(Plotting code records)

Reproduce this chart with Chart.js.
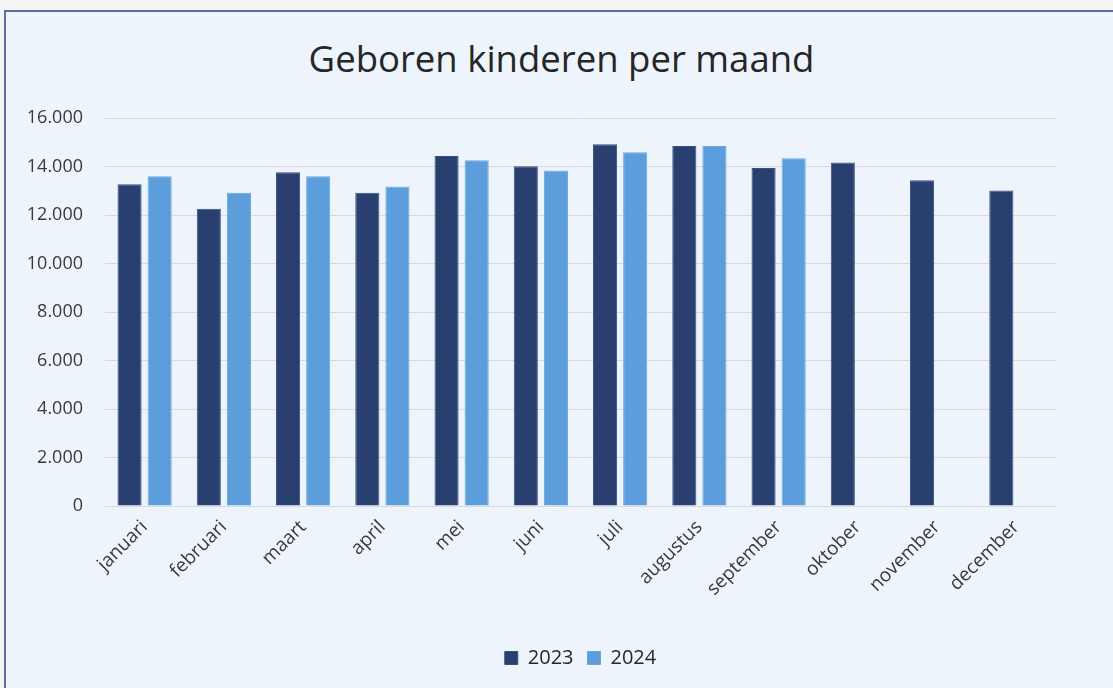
<!DOCTYPE html>
<html>
<head>
<meta charset="utf-8">
<script src="https://cdn.jsdelivr.net/npm/chart.js@4"></script>
<style>
  body { margin: 0; background: #f4f4f4; overflow: hidden; }
  #frame {
    position: absolute; left: 4px; top: 10px;
    width: 1120px; height: 700px;
    border: 2px solid #5b6e9c;
    background: #edf4fb;
  }
  #title {
    position: absolute; left: 0; top: 24px; width: 1111px;
    text-align: center; line-height: 44px;
    font-family: 'Open Sans', sans-serif; font-size: 36.5px; color: #262626;
  }
  #wrap { position: absolute; left: 0; top: 0; width: 1107px; height: 676px; }
</style>
</head>
<body>
<div id="frame">
  <div id="title">Geboren kinderen per maand</div>
  <div id="wrap"><canvas id="myChart"></canvas></div>
</div>
<script>
  // Data
  var months = ['januari', 'februari', 'maart', 'april', 'mei', 'juni', 'juli',
                'augustus', 'september', 'oktober', 'november', 'december'];
  var births2023 = [13270, 12260, 13760, 12920, 14430, 14010, 14920, 14850, 13940, 14170, 13430, 13010];
  var births2024 = [13600, 12920, 13600, 13180, 14260, 13840, 14590, 14850, 14340, null, null, null];
  var yTicks = [0, 2000, 4000, 6000, 8000, 10000, 12000, 14000, 16000];

  function fmt(v) {
    return String(v).replace(/\B(?=(\d{3})+(?!\d))/g, '.');
  }

  var ctx = document.getElementById('myChart').getContext('2d');

  var data = {
    labels: months,
    datasets: [
      {
        label: '2023',
        data: births2023,
        backgroundColor: '#283f70',
        borderColor: '#3a4f7e',
        borderWidth: 1,
        barPercentage: 0.8,
        categoryPercentage: 0.76,
      },
      {
        label: '2024',
        data: births2024,
        backgroundColor: '#5b9edb',
        borderColor: '#6aa7de',
        borderWidth: 1,
        barPercentage: 0.8,
        categoryPercentage: 0.76,
      },
    ],
  };

  var options = {
    responsive: true,
    maintainAspectRatio: false,
    animation: false,
    layout: { padding: { left: 19, right: 57, top: 106, bottom: 10 } },
    plugins: {
      title: { display: false },
      legend: {
        position: 'bottom',
        fullSize: false,
        labels: {
          color: '#262626',
          font: { family: 'Open Sans', size: 20 },
          boxWidth: 13,
          boxHeight: 13,
          padding: 14,
        },
      },
      tooltip: { enabled: false },
    },
    scales: {
      x: {
        grid: { display: false },
        border: { color: '#d9d9d9' },
        afterFit: function (axis) {
          axis.height = 128;
          axis.paddingLeft = 0;
          axis.paddingRight = 0;
        },
        ticks: {
          color: '#3a3a3a',
          font: { family: 'Open Sans', size: 19 },
          minRotation: 45,
          maxRotation: 45,
          padding: 2,
        },
      },
      y: {
        min: 0,
        max: 16000,
        afterBuildTicks: function (axis) {
          axis.ticks = yTicks.map(function (v) { return { value: v }; });
        },
        afterFit: function (axis) { axis.width = 80; },
        grid: { color: '#d9d9d9', drawTicks: false },
        border: { display: false },
        ticks: {
          color: '#3a3a3a',
          font: { family: 'Open Sans', size: 18 },
          padding: 22,
          callback: function (v) { return fmt(v); },
        },
      },
    },
  };

  var chart = new Chart(ctx, {
    type: 'bar',
    data: data,
    options: options,
  });
</script>
</body>
</html>
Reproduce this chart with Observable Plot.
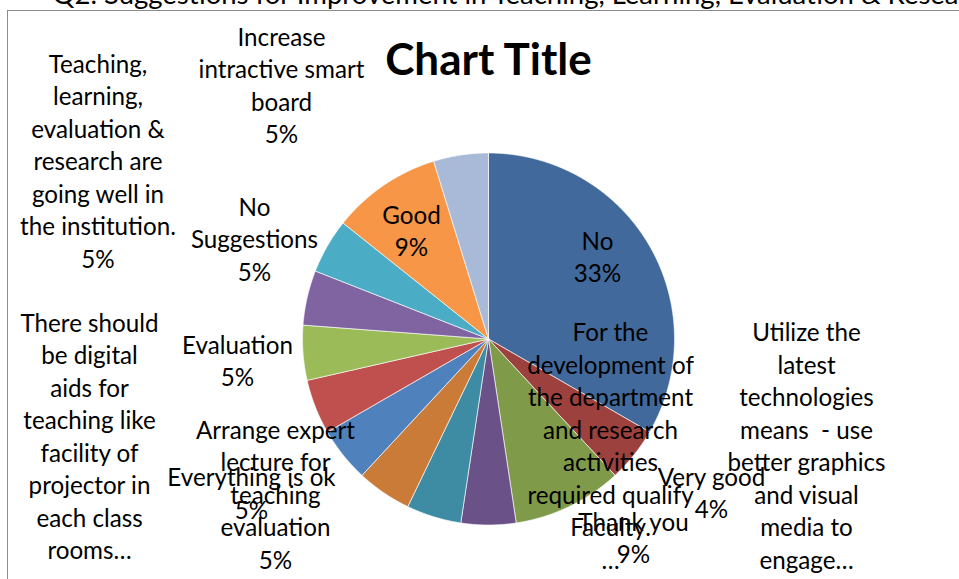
<!DOCTYPE html>
<html><head><meta charset="utf-8">
<script src="https://cdn.jsdelivr.net/npm/d3@7"></script>
<script src="https://cdn.jsdelivr.net/npm/@observablehq/plot@0.6"></script>
<style>
html,body{margin:0;padding:0;background:#fff;overflow:hidden;}
#wrap{position:relative;width:959px;height:579px;overflow:hidden;background:#fff;}
#wrap svg{overflow:hidden;display:block;}
#border{position:absolute;left:7px;top:9.5px;right:-10px;bottom:-10px;border-left:1.7px solid #8c8c8c;border-top:1.7px solid #8c8c8c;pointer-events:none;}
</style></head><body>
<div id="wrap"><div id="chart"></div><div id="border"></div></div>
<script>
// ---- data (clockwise from 12 o'clock) ----
const categories = [
  "No", "Very good", "Thank you",
  "For the development of the department and research activities required qualify Faculty.",
  "Utilize the latest technologies means  - use better graphics and visual media to engage students",
  "Everything is ok", "Arrange expert lecture for teaching evaluation",
  "There should be digital aids for teaching like facility of projector in each class rooms",
  "Evaluation",
  "Teaching, learning, evaluation & research are going well in the institution.",
  "No Suggestions", "Good", "Increase intractive smart board"
];
const counts = [7, 1, 2, 1, 1, 1, 1, 1, 1, 1, 1, 2, 1];
const percentLabels = ["33%", "4%", "9%", "5%", "5%", "5%", "5%", "5%", "5%", "5%", "5%", "9%", "5%"];
// wrapped label text as shown on the chart (truncated ones end with an ellipsis)
const labelLines = [
  ["No"],
  ["Very good"],
  ["Thank you"],
  ["For the", "development of", "the department", "and research", "activities", "required qualify", "Faculty.", "\u2026"],
  ["Utilize the", "latest", "technologies", "means  - use", "better graphics", "and visual", "media to", "engage\u2026"],
  ["Everything is ok"],
  ["Arrange expert", "lecture for", "teaching", "evaluation"],
  ["There should", "be digital", "aids for", "teaching like", "facility of", "projector in", "each class", "rooms\u2026"],
  ["Evaluation"],
  ["Teaching,", "learning,", "evaluation &", "research are", "going well in", "the institution."],
  ["No", "Suggestions"],
  ["Good"],
  ["Increase", "intractive smart", "board"]
];
const sliceColors = ["#41699b", "#9d413e", "#7f9a48", "#6a5187", "#3d8ca3", "#cb7b38",
  "#4f81bd", "#c0504d", "#9bbb59", "#8064a2", "#4bacc6", "#f79646", "#a9b9d8"];
const chartTitle = "Chart Title";
const heading = "Q2. Suggestions for Improvement in Teaching, Learning, Evaluation & Research";

// ---- layout (pixels relative to the pie centre) ----
const W = 959, H = 579, CX = 488, CY = 338.5, R = 186;
const LINE = 32.5;
// label anchor: centre x and first baseline, as placed in the original
const labelLayout = [
  [109, -89.5], [223, 146.5], [145, 191.5], [122, 2], [318, 2], [-237, 147],
  [-213, 99.5], [-399, -7.5], [-251, 14.5], [-390.5, -266.5], [-234, -123.5], [-77, -115.5], [-207, -293.5]
];

const pie = d3.pie().sort(null).startAngle(0).endAngle(2 * Math.PI)(counts);
const slicePts = [];
pie.forEach((a, i) => {
  slicePts.push({s: i, x: 0, y: 0, c: sliceColors[i]});
  const n = Math.max(2, Math.ceil((a.endAngle - a.startAngle) / 0.005));
  for (let k = 0; k <= n; ++k) {
    const t = a.startAngle + (a.endAngle - a.startAngle) * k / n;
    slicePts.push({s: i, x: R * Math.sin(t), y: -R * Math.cos(t), c: sliceColors[i]});
  }
  slicePts.push({s: i, x: 0, y: 0, c: sliceColors[i]});
});

const textRows = [];
categories.forEach((c, i) => {
  const name = labelLines[i];
  const truncated = name[name.length - 1].endsWith("\u2026");
  const lines = truncated ? [...name] : [...name, percentLabels[i]];
  const [lx, ly] = labelLayout[i];
  lines.forEach((t, j) => textRows.push({t, x: lx, y: ly + j * LINE}));
});

const FONT = "Lato, 'Open Sans', sans-serif";
const plot = Plot.plot({
  width: W, height: H, margin: 0,
  x: {domain: [-CX, W - CX], range: [0, W], axis: null},
  y: {domain: [-CY, H - CY], range: [0, H], axis: null},
  color: {type: "identity"},
  style: {fontFamily: FONT, background: "white", overflow: "hidden"},
  marks: [
    Plot.line(slicePts, {x: "x", y: "y", z: "s", fill: "c", stroke: "white", strokeWidth: 0.8, strokeOpacity: 0.8}),
    Plot.text(textRows, {x: "x", y: "y", text: "t", textAnchor: "middle", lineAnchor: "bottom", fontSize: 24.2, fill: "black"}),
    Plot.text([chartTitle], {x: 0, y: -264, text: d => d, textAnchor: "middle", lineAnchor: "bottom", fontSize: 44, fontWeight: "bold", fill: "black"}),
    Plot.text([heading], {x: 52 - CX, y: 3.5 - CY, text: d => d, textAnchor: "start", lineAnchor: "bottom", fontSize: 27.5, fill: "black"})
  ]
});
document.getElementById("chart").appendChild(plot);
</script>
</body></html>
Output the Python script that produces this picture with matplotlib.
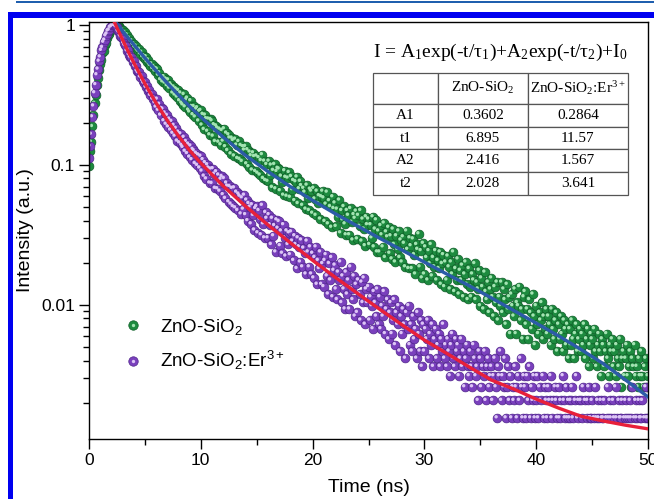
import numpy as np
import matplotlib
matplotlib.use('Agg')
import matplotlib.pyplot as plt
from matplotlib import transforms
from matplotlib.lines import Line2D
from matplotlib.legend_handler import HandlerTuple
from matplotlib.patches import Rectangle
from matplotlib.ticker import FixedLocator, LogLocator, NullFormatter, FuncFormatter

plt.rcParams['font.family'] = 'Liberation Sans'

# TCSPC decay histograms, one value per 0.1 ns channel (photon counts)
step_ns = 0.1
counts_zno = np.array([
    190, 241, 281, 362, 436, 530, 609, 718, 799, 912,
    1013, 1078, 1205, 1261, 1381, 1437, 1552, 1619, 1660, 1744,
    1776, 1841, 1852, 1901, 1923, 1910, 1898, 1887, 1816, 1801,
    1768, 1680, 1702, 1611, 1637, 1528, 1549, 1470, 1489, 1398,
    1412, 1339, 1361, 1282, 1251, 1290, 1198, 1229, 1141, 1163,
    1098, 1142, 1049, 1083, 1011, 986, 1015, 941, 972, 903,
    940, 928, 844, 878, 783, 797, 755, 822, 740, 791,
    708, 780, 681, 730, 709, 629, 693, 608, 673, 588,
    656, 554, 629, 532, 517, 614, 501, 559, 578, 475,
    460, 554, 503, 440, 503, 424, 481, 493, 397, 466,
    472, 371, 442, 345, 437, 412, 335, 410, 316, 406,
    398, 309, 373, 283, 366, 354, 280, 347, 268, 339,
    285, 349, 260, 325, 244, 316, 300, 231, 299, 288,
    223, 294, 267, 214, 283, 211, 265, 204, 260, 246,
    261, 196, 247, 187, 238, 224, 177, 235, 221, 173,
    223, 168, 217, 163, 207, 228, 154, 205, 149, 194,
    147, 205, 162, 192, 133, 176, 194, 130, 173, 182,
    180, 126, 160, 145, 117, 175, 157, 115, 155, 170,
    113, 159, 128, 149, 107, 146, 158, 102, 130, 147,
    137, 99, 131, 123, 93, 138, 111, 91, 129, 125,
    87, 131, 110, 84, 125, 102, 116, 79, 114, 125,
    112, 76, 101, 123, 73, 107, 97, 69, 114, 94,
    103, 70, 93, 82, 108, 63, 91, 78, 97, 73,
    61, 91, 84, 61, 94, 75, 56, 85, 80, 90,
    57, 84, 70, 91, 55, 79, 67, 51, 82, 72,
    79, 52, 72, 58, 82, 50, 67, 78, 46, 65,
    46, 71, 61, 50, 74, 42, 64, 59, 69, 45,
    60, 41, 67, 52, 39, 60, 48, 65, 42, 56,
    39, 59, 53, 36, 65, 48, 35, 58, 51, 35,
    57, 44, 32, 52, 48, 62, 36, 47, 30, 53,
    32, 50, 42, 29, 47, 38, 52, 31, 42, 36,
    47, 29, 40, 35, 46, 27, 38, 44, 26, 39,
    29, 43, 36, 25, 39, 32, 46, 24, 35, 29,
    41, 23, 34, 29, 37, 22, 32, 39, 27, 21,
    35, 26, 22, 32, 29, 38, 21, 28, 25, 34,
    19, 30, 26, 18, 33, 24, 21, 28, 17, 25,
    30, 22, 16, 26, 20, 28, 15, 22, 19, 28,
    17, 25, 21, 14, 27, 18, 22, 12, 23, 19,
    16, 25, 12, 20, 19, 26, 15, 18, 11, 22,
    24, 14, 18, 11, 21, 17, 13, 23, 16, 10,
    19, 14, 12, 17, 15, 20, 11, 16, 13, 18,
    12, 16, 14, 10, 18, 13, 11, 15, 17, 9,
    14, 11, 16, 12, 9, 15, 13, 10, 14, 8,
    13, 10, 15, 11, 8, 12, 14, 9, 11, 13,
    9, 12, 10, 14, 8, 11, 13, 7, 10, 12,
    11, 8, 13, 9, 7, 10, 12, 9, 6, 11,
    10, 7, 9, 12, 8, 6, 10, 9, 11, 7,
    9, 6, 10, 8, 7, 11, 5, 8, 9, 6,
    8, 10, 6, 7, 9, 5, 8, 7, 10, 6,
    7, 5, 8, 6, 9, 6, 5, 7, 8, 5,
    6])
counts_er = np.array([
    214, 262, 319, 425, 508, 631, 722, 849, 931, 1061,
    1139, 1268, 1331, 1449, 1502, 1612, 1659, 1748, 1771, 1852,
    1869, 1912, 1923, 1906, 1881, 1859, 1742, 1718, 1609, 1590,
    1538, 1431, 1379, 1371, 1262, 1274, 1181, 1136, 1142, 1049,
    1058, 979, 985, 906, 881, 889, 819, 829, 770, 741,
    751, 692, 707, 648, 659, 605, 619, 569, 580, 536,
    499, 568, 473, 522, 437, 487, 481, 398, 452, 376,
    434, 360, 409, 342, 394, 324, 369, 309, 351, 285,
    330, 277, 321, 266, 257, 303, 241, 283, 232, 271,
    219, 263, 210, 248, 243, 197, 233, 191, 227, 183,
    222, 174, 210, 160, 200, 153, 193, 183, 143, 180,
    142, 181, 165, 131, 172, 130, 163, 125, 152, 159,
    118, 154, 111, 143, 136, 105, 135, 101, 131, 97,
    132, 95, 123, 91, 119, 115, 86, 112, 93, 117,
    85, 108, 77, 102, 96, 73, 100, 84, 66, 94,
    97, 63, 91, 79, 61, 99, 73, 58, 88, 80,
    58, 85, 72, 52, 80, 60, 71, 46, 78, 68,
    76, 51, 65, 45, 72, 58, 43, 65, 52, 63,
    44, 64, 55, 40, 60, 52, 35, 58, 50, 39,
    56, 36, 49, 45, 32, 55, 46, 36, 50, 32,
    45, 30, 42, 50, 27, 40, 35, 46, 27, 38,
    26, 40, 44, 31, 23, 38, 29, 42, 22, 34,
    37, 25, 21, 33, 29, 39, 20, 31, 25, 18,
    33, 23, 29, 18, 36, 25, 21, 31, 16, 27,
    17, 29, 23, 15, 28, 20, 30, 14, 25, 20,
    26, 15, 22, 19, 13, 24, 20, 16, 25, 14,
    22, 13, 19, 16, 24, 12, 18, 21, 11, 17,
    20, 12, 15, 21, 10, 17, 14, 19, 9, 16,
    12, 18, 14, 8, 17, 13, 19, 10, 14, 9,
    16, 11, 13, 8, 17, 12, 9, 15, 7, 14,
    9, 13, 11, 15, 8, 12, 10, 14, 7, 11,
    13, 8, 10, 12, 7, 11, 9, 14, 8, 10,
    7, 11, 9, 6, 10, 12, 8, 7, 11, 9,
    10, 6, 8, 11, 7, 9, 5, 8, 10, 7,
    6, 9, 7, 5, 10, 8, 6, 7, 4, 9,
    8, 5, 7, 6, 9, 4, 7, 8, 5, 6,
    7, 4, 6, 8, 5, 3, 7, 6, 9, 4,
    6, 5, 8, 3, 5, 7, 4, 6, 3, 5,
    4, 7, 5, 3, 6, 4, 8, 5, 3, 6,
    5, 3, 6, 4, 7, 3, 5, 4, 6, 3,
    4, 6, 3, 5, 4, 1, 6, 3, 5, 4,
    3, 5, 4, 6, 3, 4, 1, 5, 4, 3,
    5, 3, 4, 1, 6, 4, 3, 5, 3, 4,
    3, 4, 5, 3, 1, 4, 6, 3, 4, 1,
    4, 3, 5, 1, 4, 3, 4, 5, 3, 3,
    4, 1, 3, 5, 3, 4, 3, 1, 4, 3,
    3, 4, 1, 3, 5, 3, 4, 3, 1, 4,
    3, 5, 3, 1, 4, 3, 3, 4, 1, 3,
    4, 3, 1, 3, 4, 3, 5, 1, 3, 4,
    3, 1, 4, 3, 3, 4, 1, 3, 5, 3,
    3])

# bi-exponential fits
fit_t_zno = [2.5, 3, 3.5, 4, 5, 6, 7, 8, 9, 10, 12, 14, 16, 18, 20, 22, 24,
             26, 28, 30, 32, 34, 36, 38, 40, 42, 44, 46, 48, 50]
fit_zno = [1.018, 0.907, 0.809, 0.724, 0.581, 0.471, 0.384, 0.316, 0.262,
           0.220, 0.158, 0.117, 0.0897, 0.0700, 0.0558, 0.0449, 0.0366,
           0.0299, 0.0246, 0.0202, 0.0166, 0.0137, 0.0112, 0.0091, 0.0074,
           0.0060, 0.0048, 0.0038, 0.0029, 0.0022]
fit_t_er = [2.3, 2.6, 3, 3.5, 4, 5, 6, 7, 8, 9, 10, 12, 14, 16, 18, 20, 22,
            24, 26, 28, 30, 32, 34, 36, 38, 40, 42, 44, 46, 48, 50]
fit_er = [1.036, 0.918, 0.785, 0.647, 0.539, 0.381, 0.277, 0.208, 0.161,
          0.127, 0.103, 0.0707, 0.0507, 0.0373, 0.0278, 0.0208, 0.0158,
          0.0121, 0.0093, 0.0072, 0.0056, 0.0045, 0.0036, 0.0029, 0.0025,
          0.00212, 0.00183, 0.0016, 0.00148, 0.00138, 0.0013]

# fit parameters table
param_names = ['A1', 't1', 'A2', 't2']
params_zno = ['0.3602', '6.895', '2.416', '2.028']
params_er = ['0.2864', '11.57', '1.567', '3.641']

label_zno = 'ZnO-SiO$\\mathregular{_2}$'
label_er = 'ZnO-SiO$\\mathregular{_2}$:Er$\\mathregular{^{3+}}$'

green, green_dk, green_hl = '#1d8b3f', '#0f5e28', '#a3e3b2'
purple, purple_dk, purple_hl = '#7a40bd', '#50258c', '#dcc5f5'

t_ns = np.arange(len(counts_zno)) * step_ns
I_zno = counts_zno / counts_zno.max()
I_er = counts_er / counts_er.max()

fig = plt.figure(figsize=(6.54, 4.99), dpi=100)
ax = fig.add_axes([89 / 654, 60 / 499, 559 / 654, 417 / 499])


def spheres(x, y, color, dark, light, s=40):
    ax.scatter(x, y, s=s, color=color, edgecolors=dark, linewidths=0.5, zorder=2)
    hl = transforms.offset_copy(ax.transData, fig=fig, x=-0.7, y=0.7, units='points')
    ax.scatter(x, y, s=s * 0.15, color=light, edgecolors='none', transform=hl, zorder=2)


spheres(t_ns, I_zno, green, green_dk, green_hl)
spheres(t_ns, I_er, purple, purple_dk, purple_hl)
ax.plot(fit_t_zno, fit_zno, color='#2c5ba8', lw=2.4, zorder=3)
ax.plot(fit_t_er, fit_er, color='#e8203a', lw=2.4, zorder=3)

ax.set_yscale('log')
ax.set_xlim(0, 50)
ax.set_ylim(0.0011, 1.05)
ax.set_xticks(np.arange(0, 51, 10))
ax.set_xticks(np.arange(5, 50, 10), minor=True)
ax.yaxis.set_major_locator(FixedLocator([0.01, 0.1, 1]))
ax.yaxis.set_minor_locator(LogLocator(base=10, subs=np.arange(2, 10)))
ax.yaxis.set_minor_formatter(NullFormatter())
ax.yaxis.set_major_formatter(FuncFormatter(lambda v, p: f'{v:g}'))
ax.tick_params(which='both', direction='out', top=False, right=False, width=1)
ax.tick_params(which='major', length=7, labelsize=12.5, pad=3)
ax.tick_params(which='minor', length=4)
for sp in ax.spines.values():
    sp.set_linewidth(1.0)

ax.set_xlabel('Time (ns)', fontsize=14)
ax.set_ylabel('Intensity (a.u.)', fontsize=14)
ax.xaxis.set_label_coords(0.5, -0.095)
ax.yaxis.set_label_coords(-0.098, 0.5)

# legend with shaded markers
def sphere_handle(color, dark, light):
    return (Line2D([], [], ls='none', marker='o', ms=6.8, mfc=color, mec=dark, mew=0.5),
            Line2D([], [], ls='none', marker='o', ms=2.4, mfc=light, mec='none'))

ax.legend([sphere_handle(green, green_dk, green_hl), sphere_handle(purple, purple_dk, purple_hl)],
          [label_zno, label_er], handler_map={tuple: HandlerTuple(ndivide=1)},
          loc='lower left', bbox_to_anchor=(0.062, 0.16), frameon=False,
          fontsize=13.5, handlelength=1.0, handletextpad=0.95,
          labelspacing=0.65, borderpad=0, borderaxespad=0)

# equation and fit table
ax.text(0.735, 0.928,
        'I = A$\\mathregular{_1}$exp(-t/τ$\\mathregular{_1}$)+A$\\mathregular{_2}$exp(-t/τ$\\mathregular{_2}$)+I$\\mathregular{_0}$',
        family='Liberation Serif', fontsize=14, ha='center', va='center',
        transform=ax.transAxes)

cell_text = [[n, a, b] for n, a, b in zip(param_names, params_zno, params_er)]
tab = ax.table(cellText=cell_text, colLabels=['', label_zno, label_er],
               cellLoc='center', bbox=[0.508, 0.585, 0.456, 0.293], zorder=5)
tab.auto_set_font_size(False)
tab.set_fontsize(11)
col_w = [65, 90, 100]
for (r, c), cell in tab.get_celld().items():
    cell.set_edgecolor('#555555')
    cell.set_linewidth(0.9)
    cell.get_text().set_fontfamily('Liberation Serif')
    cell.set_width(col_w[c])
    cell.set_height(31 if r == 0 else 22.75)

# page frame
fig.add_artist(Rectangle((16 / 654, 496 / 499), 1, 2.5 / 499, transform=fig.transFigure,
                         color='#1f5fae', lw=0))
fig.add_artist(Rectangle((8 / 654, 481 / 499), 1, 6 / 499, transform=fig.transFigure,
                         color='#0000f0', lw=0))
fig.add_artist(Rectangle((8 / 654, 0), 5.3 / 654, 487 / 499, transform=fig.transFigure,
                         color='#0000f0', lw=0))

fig.savefig('out.png', dpi=100, facecolor='white')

▸ **What you need to do**: Pictures stay out. Repeat only the lines from the beginning of the data through the line that has "12000, 14000, 16000];".

▸ **Correct answer**:
Reproduce this chart with Chart.js.
<!DOCTYPE html>
<html>
<head>
<meta charset="utf-8">
<script src="https://cdn.jsdelivr.net/npm/chart.js@4"></script>
<style>
  body { margin: 0; background: #f4f4f4; overflow: hidden; }
  #frame {
    position: absolute; left: 4px; top: 10px;
    width: 1120px; height: 700px;
    border: 2px solid #5b6e9c;
    background: #edf4fb;
  }
  #title {
    position: absolute; left: 0; top: 24px; width: 1111px;
    text-align: center; line-height: 44px;
    font-family: 'Open Sans', sans-serif; font-size: 36.5px; color: #262626;
  }
  #wrap { position: absolute; left: 0; top: 0; width: 1107px; height: 676px; }
</style>
</head>
<body>
<div id="frame">
  <div id="title">Geboren kinderen per maand</div>
  <div id="wrap"><canvas id="myChart"></canvas></div>
</div>
<script>
  // Data
  var months = ['januari', 'februari', 'maart', 'april', 'mei', 'juni', 'juli',
                'augustus', 'september', 'oktober', 'november', 'december'];
  var births2023 = [13270, 12260, 13760, 12920, 14430, 14010, 14920, 14850, 13940, 14170, 13430, 13010];
  var births2024 = [13600, 12920, 13600, 13180, 14260, 13840, 14590, 14850, 14340, null, null, null];
  var yTicks = [0, 2000, 4000, 6000, 8000, 10000, 12000, 14000, 16000];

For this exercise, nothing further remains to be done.